Data entries

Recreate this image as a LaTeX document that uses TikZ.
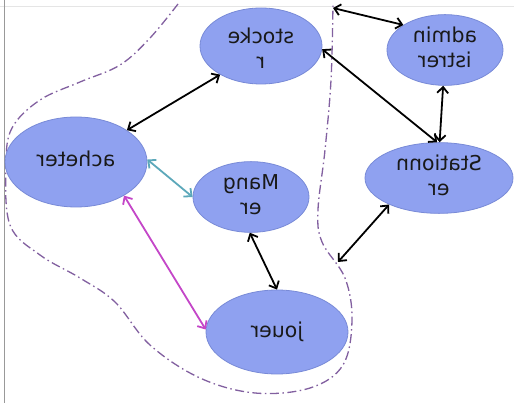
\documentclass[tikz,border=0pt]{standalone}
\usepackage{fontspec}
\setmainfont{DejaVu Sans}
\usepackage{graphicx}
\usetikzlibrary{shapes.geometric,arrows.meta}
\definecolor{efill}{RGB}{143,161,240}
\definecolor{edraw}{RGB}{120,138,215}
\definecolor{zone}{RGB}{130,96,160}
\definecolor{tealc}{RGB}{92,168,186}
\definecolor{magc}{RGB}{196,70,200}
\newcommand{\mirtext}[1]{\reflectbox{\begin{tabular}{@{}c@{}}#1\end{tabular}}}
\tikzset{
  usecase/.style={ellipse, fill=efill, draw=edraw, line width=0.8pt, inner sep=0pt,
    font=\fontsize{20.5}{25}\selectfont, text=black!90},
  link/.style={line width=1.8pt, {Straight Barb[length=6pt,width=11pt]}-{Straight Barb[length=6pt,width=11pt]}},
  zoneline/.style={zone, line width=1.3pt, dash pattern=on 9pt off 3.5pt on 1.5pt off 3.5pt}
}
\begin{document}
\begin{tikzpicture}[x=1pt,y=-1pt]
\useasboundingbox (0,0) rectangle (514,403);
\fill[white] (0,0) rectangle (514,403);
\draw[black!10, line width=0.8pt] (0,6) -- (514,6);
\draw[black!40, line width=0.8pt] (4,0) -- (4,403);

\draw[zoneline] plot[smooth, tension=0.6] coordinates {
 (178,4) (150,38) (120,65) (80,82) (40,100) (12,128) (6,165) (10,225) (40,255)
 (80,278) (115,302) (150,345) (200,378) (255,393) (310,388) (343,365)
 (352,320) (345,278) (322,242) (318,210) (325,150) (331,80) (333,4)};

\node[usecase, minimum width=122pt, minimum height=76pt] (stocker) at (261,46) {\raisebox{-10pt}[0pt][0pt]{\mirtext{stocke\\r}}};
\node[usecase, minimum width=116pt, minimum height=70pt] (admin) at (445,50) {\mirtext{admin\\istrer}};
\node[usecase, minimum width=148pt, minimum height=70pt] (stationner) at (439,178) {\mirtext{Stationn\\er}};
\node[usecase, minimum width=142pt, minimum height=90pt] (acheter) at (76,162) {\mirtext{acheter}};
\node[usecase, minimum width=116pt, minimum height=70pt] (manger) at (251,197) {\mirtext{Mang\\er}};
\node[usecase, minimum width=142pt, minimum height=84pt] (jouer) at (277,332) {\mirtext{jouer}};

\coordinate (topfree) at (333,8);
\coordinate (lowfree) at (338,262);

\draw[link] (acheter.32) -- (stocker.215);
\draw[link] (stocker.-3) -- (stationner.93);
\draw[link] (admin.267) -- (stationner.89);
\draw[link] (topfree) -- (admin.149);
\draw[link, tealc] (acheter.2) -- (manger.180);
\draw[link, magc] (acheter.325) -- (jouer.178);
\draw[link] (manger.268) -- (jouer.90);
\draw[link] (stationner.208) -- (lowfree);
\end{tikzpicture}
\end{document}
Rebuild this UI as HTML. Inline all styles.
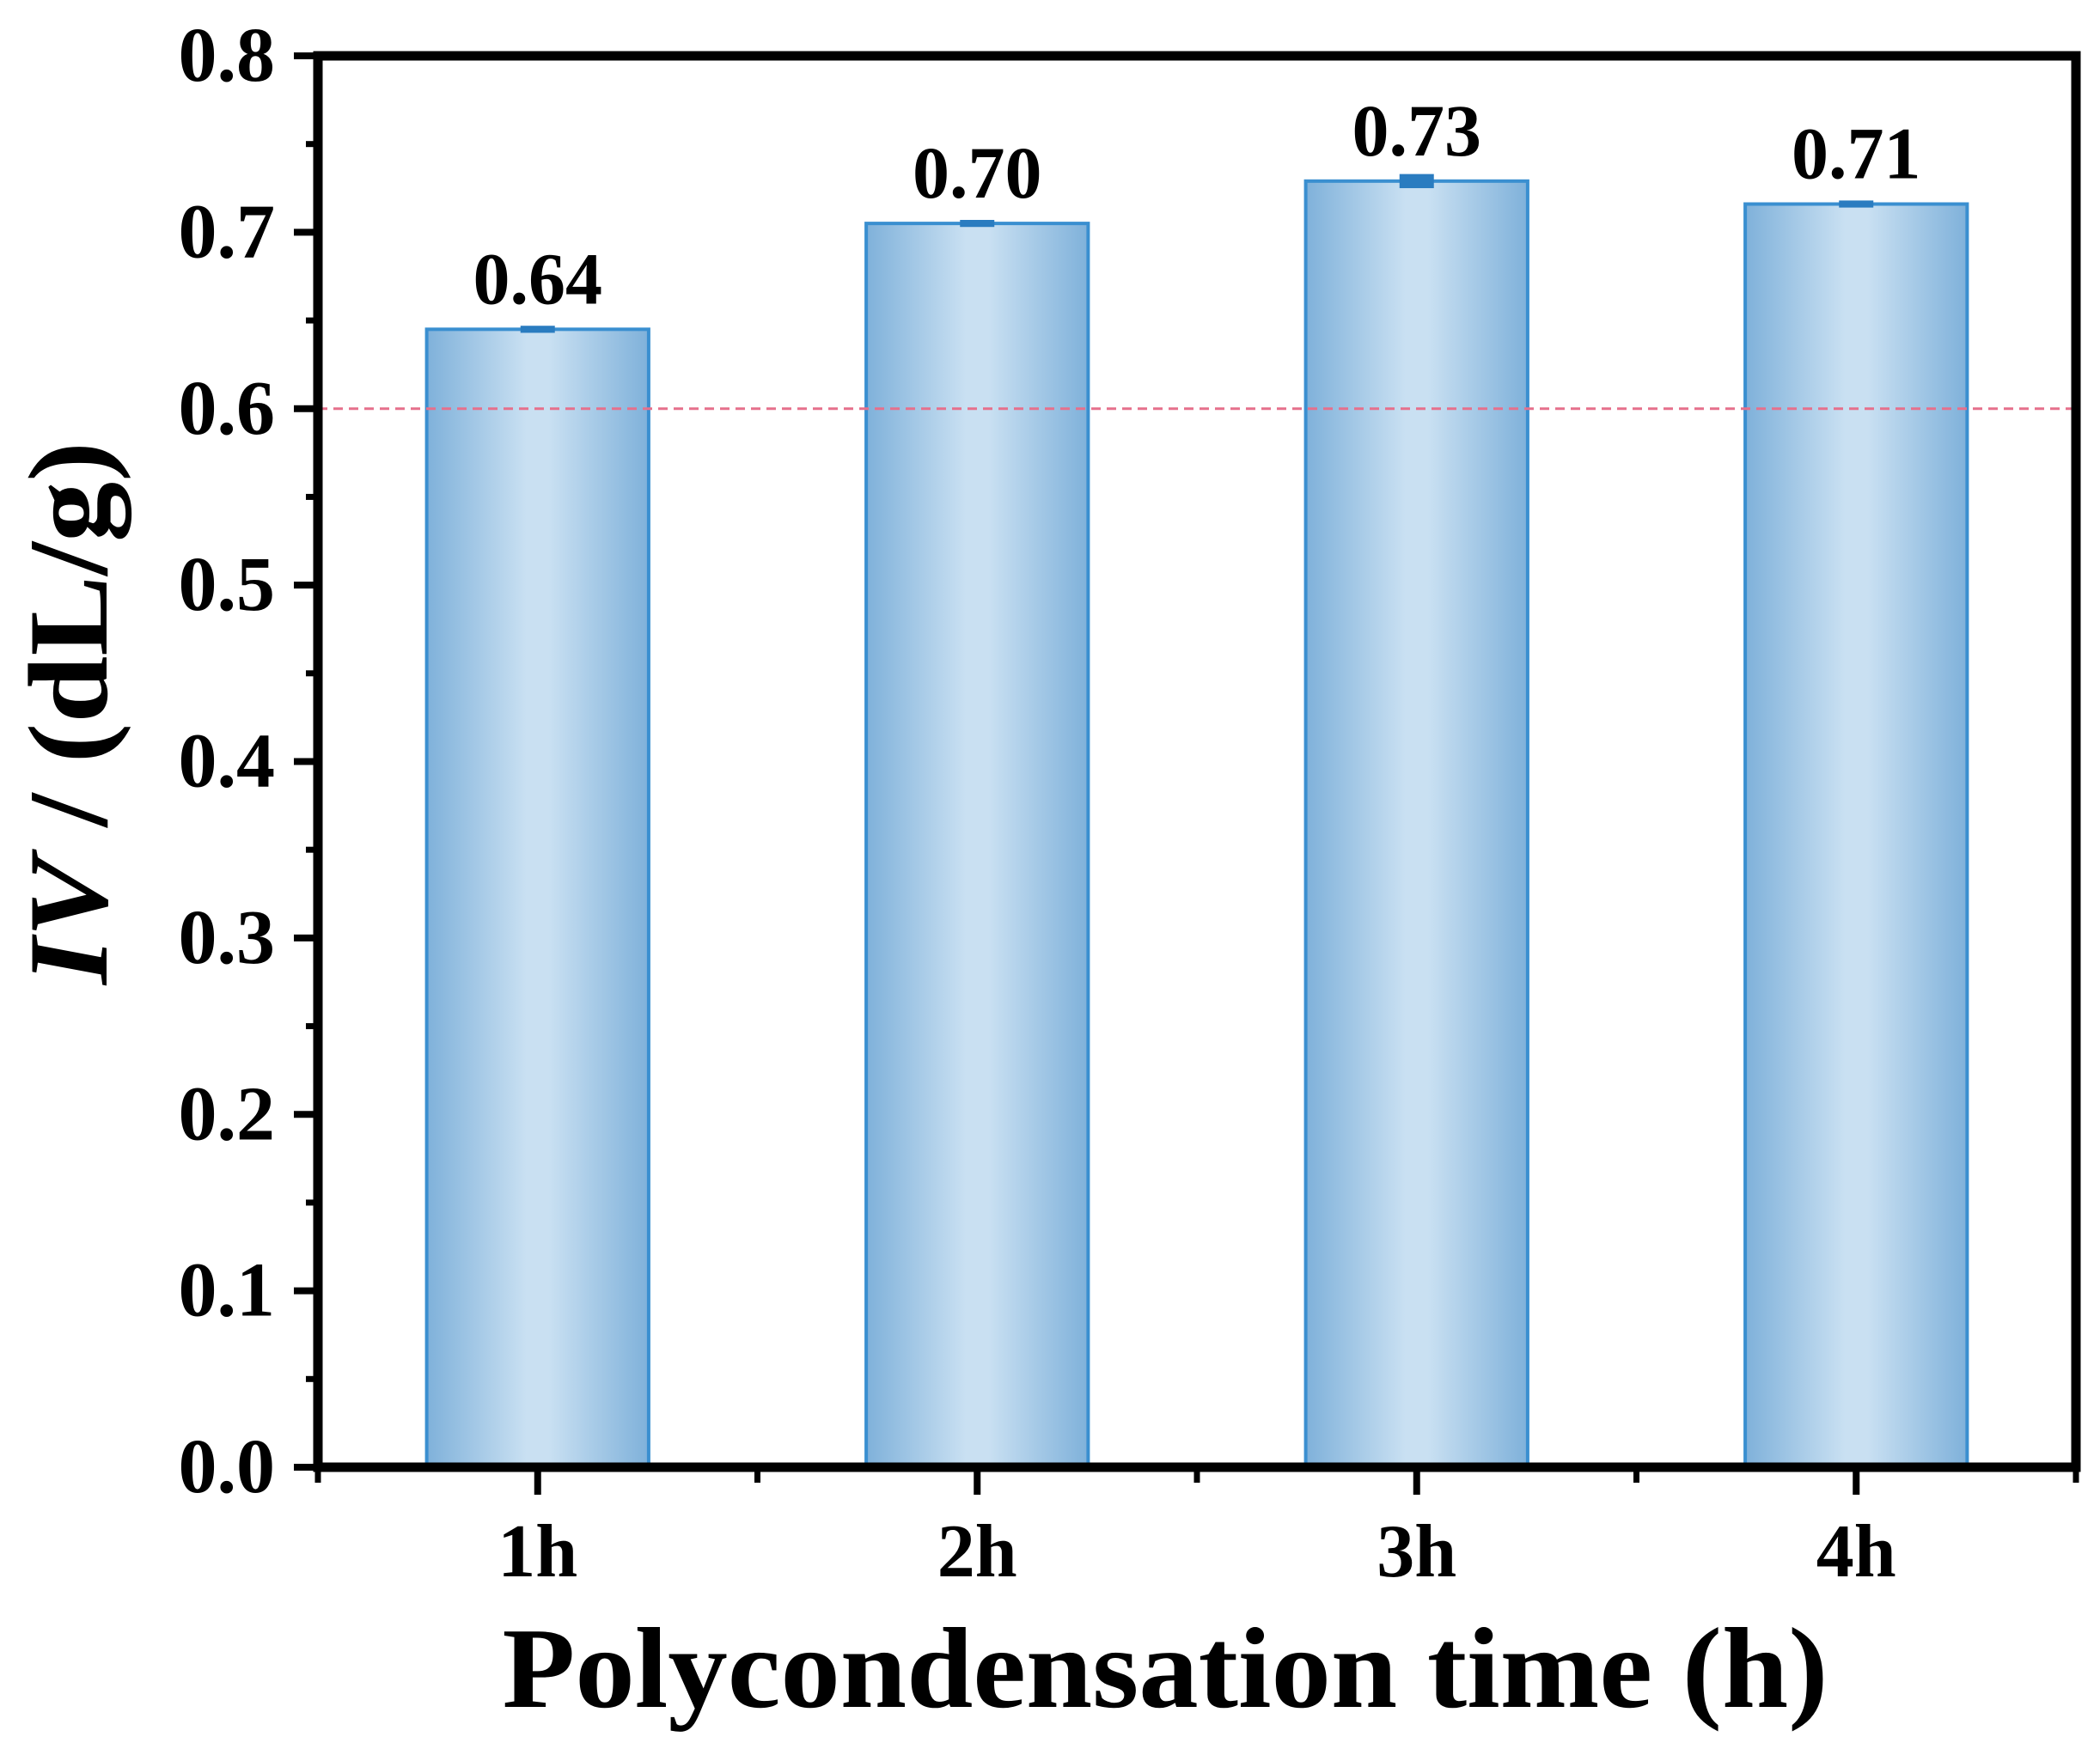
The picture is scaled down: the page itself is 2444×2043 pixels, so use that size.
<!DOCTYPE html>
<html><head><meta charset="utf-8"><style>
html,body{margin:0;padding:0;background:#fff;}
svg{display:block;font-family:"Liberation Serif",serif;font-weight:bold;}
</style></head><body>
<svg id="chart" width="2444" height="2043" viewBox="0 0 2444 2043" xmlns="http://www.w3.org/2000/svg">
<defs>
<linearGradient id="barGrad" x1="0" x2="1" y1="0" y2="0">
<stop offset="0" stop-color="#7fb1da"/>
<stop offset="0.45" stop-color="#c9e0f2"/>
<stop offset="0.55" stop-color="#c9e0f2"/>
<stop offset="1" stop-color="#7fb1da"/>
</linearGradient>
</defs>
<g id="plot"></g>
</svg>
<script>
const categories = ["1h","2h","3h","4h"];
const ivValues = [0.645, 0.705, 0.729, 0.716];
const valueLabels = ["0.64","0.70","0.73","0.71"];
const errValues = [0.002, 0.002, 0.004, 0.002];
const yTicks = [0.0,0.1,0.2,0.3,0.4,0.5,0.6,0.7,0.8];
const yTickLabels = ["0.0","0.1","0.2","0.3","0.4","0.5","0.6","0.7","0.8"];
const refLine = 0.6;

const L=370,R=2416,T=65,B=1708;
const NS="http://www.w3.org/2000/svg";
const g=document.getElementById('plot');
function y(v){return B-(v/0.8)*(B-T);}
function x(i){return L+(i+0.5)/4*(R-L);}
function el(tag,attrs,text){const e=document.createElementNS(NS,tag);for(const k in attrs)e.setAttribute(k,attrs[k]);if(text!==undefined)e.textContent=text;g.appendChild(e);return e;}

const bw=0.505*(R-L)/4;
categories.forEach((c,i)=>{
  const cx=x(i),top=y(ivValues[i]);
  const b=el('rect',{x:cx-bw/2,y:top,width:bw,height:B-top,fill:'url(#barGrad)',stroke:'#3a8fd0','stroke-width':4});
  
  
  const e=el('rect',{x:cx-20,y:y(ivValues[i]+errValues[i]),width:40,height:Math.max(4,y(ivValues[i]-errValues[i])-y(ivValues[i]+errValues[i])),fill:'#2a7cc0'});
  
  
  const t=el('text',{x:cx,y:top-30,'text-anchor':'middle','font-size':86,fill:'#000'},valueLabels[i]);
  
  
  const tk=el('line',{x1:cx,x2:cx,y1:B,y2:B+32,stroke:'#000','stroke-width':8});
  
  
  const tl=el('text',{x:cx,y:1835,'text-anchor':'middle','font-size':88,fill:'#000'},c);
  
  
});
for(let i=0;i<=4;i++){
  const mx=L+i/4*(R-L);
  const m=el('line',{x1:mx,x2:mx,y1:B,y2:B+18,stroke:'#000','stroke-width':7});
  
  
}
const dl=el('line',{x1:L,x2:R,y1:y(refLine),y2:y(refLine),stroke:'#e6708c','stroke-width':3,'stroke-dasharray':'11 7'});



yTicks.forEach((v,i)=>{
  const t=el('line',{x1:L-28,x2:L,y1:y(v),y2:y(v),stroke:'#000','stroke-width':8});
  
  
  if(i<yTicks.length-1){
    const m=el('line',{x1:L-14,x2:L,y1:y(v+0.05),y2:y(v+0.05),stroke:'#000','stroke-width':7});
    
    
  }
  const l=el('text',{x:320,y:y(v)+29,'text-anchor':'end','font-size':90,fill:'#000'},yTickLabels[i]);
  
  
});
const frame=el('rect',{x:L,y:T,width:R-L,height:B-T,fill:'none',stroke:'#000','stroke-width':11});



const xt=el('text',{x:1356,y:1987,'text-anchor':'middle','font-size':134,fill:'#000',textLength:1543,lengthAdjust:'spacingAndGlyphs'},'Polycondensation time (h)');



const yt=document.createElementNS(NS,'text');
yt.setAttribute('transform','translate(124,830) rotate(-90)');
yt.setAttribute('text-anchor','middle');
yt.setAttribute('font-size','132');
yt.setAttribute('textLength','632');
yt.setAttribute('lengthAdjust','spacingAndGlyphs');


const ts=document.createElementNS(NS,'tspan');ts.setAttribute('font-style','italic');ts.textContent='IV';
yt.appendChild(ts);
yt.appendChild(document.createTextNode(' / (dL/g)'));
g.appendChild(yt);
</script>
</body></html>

Aim »
Write out the entries above word for word. Do not include the pictures.

Response to this exercise »
Recreate this image as a LaTeX document that uses TikZ.
\documentclass[tikz,border=0pt]{standalone}
\usepackage{fontspec}
\setmainfont{DejaVu Sans}
\usepackage{graphicx}
\usetikzlibrary{shapes.geometric,arrows.meta}
\definecolor{efill}{RGB}{143,161,240}
\definecolor{edraw}{RGB}{120,138,215}
\definecolor{zone}{RGB}{130,96,160}
\definecolor{tealc}{RGB}{92,168,186}
\definecolor{magc}{RGB}{196,70,200}
\newcommand{\mirtext}[1]{\reflectbox{\begin{tabular}{@{}c@{}}#1\end{tabular}}}
\tikzset{
  usecase/.style={ellipse, fill=efill, draw=edraw, line width=0.8pt, inner sep=0pt,
    font=\fontsize{20.5}{25}\selectfont, text=black!90},
  link/.style={line width=1.8pt, {Straight Barb[length=6pt,width=11pt]}-{Straight Barb[length=6pt,width=11pt]}},
  zoneline/.style={zone, line width=1.3pt, dash pattern=on 9pt off 3.5pt on 1.5pt off 3.5pt}
}
\begin{document}
\begin{tikzpicture}[x=1pt,y=-1pt]
\useasboundingbox (0,0) rectangle (514,403);
\fill[white] (0,0) rectangle (514,403);
\draw[black!10, line width=0.8pt] (0,6) -- (514,6);
\draw[black!40, line width=0.8pt] (4,0) -- (4,403);

\draw[zoneline] plot[smooth, tension=0.6] coordinates {
 (178,4) (150,38) (120,65) (80,82) (40,100) (12,128) (6,165) (10,225) (40,255)
 (80,278) (115,302) (150,345) (200,378) (255,393) (310,388) (343,365)
 (352,320) (345,278) (322,242) (318,210) (325,150) (331,80) (333,4)};

\node[usecase, minimum width=122pt, minimum height=76pt] (stocker) at (261,46) {\raisebox{-10pt}[0pt][0pt]{\mirtext{stocke\\r}}};
\node[usecase, minimum width=116pt, minimum height=70pt] (admin) at (445,50) {\mirtext{admin\\istrer}};
\node[usecase, minimum width=148pt, minimum height=70pt] (stationner) at (439,178) {\mirtext{Stationn\\er}};
\node[usecase, minimum width=142pt, minimum height=90pt] (acheter) at (76,162) {\mirtext{acheter}};
\node[usecase, minimum width=116pt, minimum height=70pt] (manger) at (251,197) {\mirtext{Mang\\er}};
\node[usecase, minimum width=142pt, minimum height=84pt] (jouer) at (277,332) {\mirtext{jouer}};

\coordinate (topfree) at (333,8);
\coordinate (lowfree) at (338,262);

\draw[link] (acheter.32) -- (stocker.215);
\draw[link] (stocker.-3) -- (stationner.93);
\draw[link] (admin.267) -- (stationner.89);
\draw[link] (topfree) -- (admin.149);
\draw[link, tealc] (acheter.2) -- (manger.180);
\draw[link, magc] (acheter.325) -- (jouer.178);
\draw[link] (manger.268) -- (jouer.90);
\draw[link] (stationner.208) -- (lowfree);
\end{tikzpicture}
\end{document}
Rebuild this UI as HTML. Inline all styles.
The picture is scaled down: the page itself is 2444×2043 pixels, so use that size.
<!DOCTYPE html>
<html><head><meta charset="utf-8"><style>
html,body{margin:0;padding:0;background:#fff;}
svg{display:block;font-family:"Liberation Serif",serif;font-weight:bold;}
</style></head><body>
<svg id="chart" width="2444" height="2043" viewBox="0 0 2444 2043" xmlns="http://www.w3.org/2000/svg">
<defs>
<linearGradient id="barGrad" x1="0" x2="1" y1="0" y2="0">
<stop offset="0" stop-color="#7fb1da"/>
<stop offset="0.45" stop-color="#c9e0f2"/>
<stop offset="0.55" stop-color="#c9e0f2"/>
<stop offset="1" stop-color="#7fb1da"/>
</linearGradient>
</defs>
<g id="plot"></g>
</svg>
<script>
const categories = ["1h","2h","3h","4h"];
const ivValues = [0.645, 0.705, 0.729, 0.716];
const valueLabels = ["0.64","0.70","0.73","0.71"];
const errValues = [0.002, 0.002, 0.004, 0.002];
const yTicks = [0.0,0.1,0.2,0.3,0.4,0.5,0.6,0.7,0.8];
const yTickLabels = ["0.0","0.1","0.2","0.3","0.4","0.5","0.6","0.7","0.8"];
const refLine = 0.6;

const L=370,R=2416,T=65,B=1708;
const NS="http://www.w3.org/2000/svg";
const g=document.getElementById('plot');
function y(v){return B-(v/0.8)*(B-T);}
function x(i){return L+(i+0.5)/4*(R-L);}
function el(tag,attrs,text){const e=document.createElementNS(NS,tag);for(const k in attrs)e.setAttribute(k,attrs[k]);if(text!==undefined)e.textContent=text;g.appendChild(e);return e;}

const bw=0.505*(R-L)/4;
categories.forEach((c,i)=>{
  const cx=x(i),top=y(ivValues[i]);
  const b=el('rect',{x:cx-bw/2,y:top,width:bw,height:B-top,fill:'url(#barGrad)',stroke:'#3a8fd0','stroke-width':4});
  
  
  const e=el('rect',{x:cx-20,y:y(ivValues[i]+errValues[i]),width:40,height:Math.max(4,y(ivValues[i]-errValues[i])-y(ivValues[i]+errValues[i])),fill:'#2a7cc0'});
  
  
  const t=el('text',{x:cx,y:top-30,'text-anchor':'middle','font-size':86,fill:'#000'},valueLabels[i]);
  
  
  const tk=el('line',{x1:cx,x2:cx,y1:B,y2:B+32,stroke:'#000','stroke-width':8});
  
  
  const tl=el('text',{x:cx,y:1835,'text-anchor':'middle','font-size':88,fill:'#000'},c);
  
  
});
for(let i=0;i<=4;i++){
  const mx=L+i/4*(R-L);
  const m=el('line',{x1:mx,x2:mx,y1:B,y2:B+18,stroke:'#000','stroke-width':7});
  
  
}
const dl=el('line',{x1:L,x2:R,y1:y(refLine),y2:y(refLine),stroke:'#e6708c','stroke-width':3,'stroke-dasharray':'11 7'});



yTicks.forEach((v,i)=>{
  const t=el('line',{x1:L-28,x2:L,y1:y(v),y2:y(v),stroke:'#000','stroke-width':8});
  
  
  if(i<yTicks.length-1){
    const m=el('line',{x1:L-14,x2:L,y1:y(v+0.05),y2:y(v+0.05),stroke:'#000','stroke-width':7});
    
    
  }
  const l=el('text',{x:320,y:y(v)+29,'text-anchor':'end','font-size':90,fill:'#000'},yTickLabels[i]);
  
  
});
const frame=el('rect',{x:L,y:T,width:R-L,height:B-T,fill:'none',stroke:'#000','stroke-width':11});



const xt=el('text',{x:1356,y:1987,'text-anchor':'middle','font-size':134,fill:'#000',textLength:1543,lengthAdjust:'spacingAndGlyphs'},'Polycondensation time (h)');



const yt=document.createElementNS(NS,'text');
yt.setAttribute('transform','translate(124,830) rotate(-90)');
yt.setAttribute('text-anchor','middle');
yt.setAttribute('font-size','132');
yt.setAttribute('textLength','632');
yt.setAttribute('lengthAdjust','spacingAndGlyphs');


const ts=document.createElementNS(NS,'tspan');ts.setAttribute('font-style','italic');ts.textContent='IV';
yt.appendChild(ts);
yt.appendChild(document.createTextNode(' / (dL/g)'));
g.appendChild(yt);
</script>
</body></html>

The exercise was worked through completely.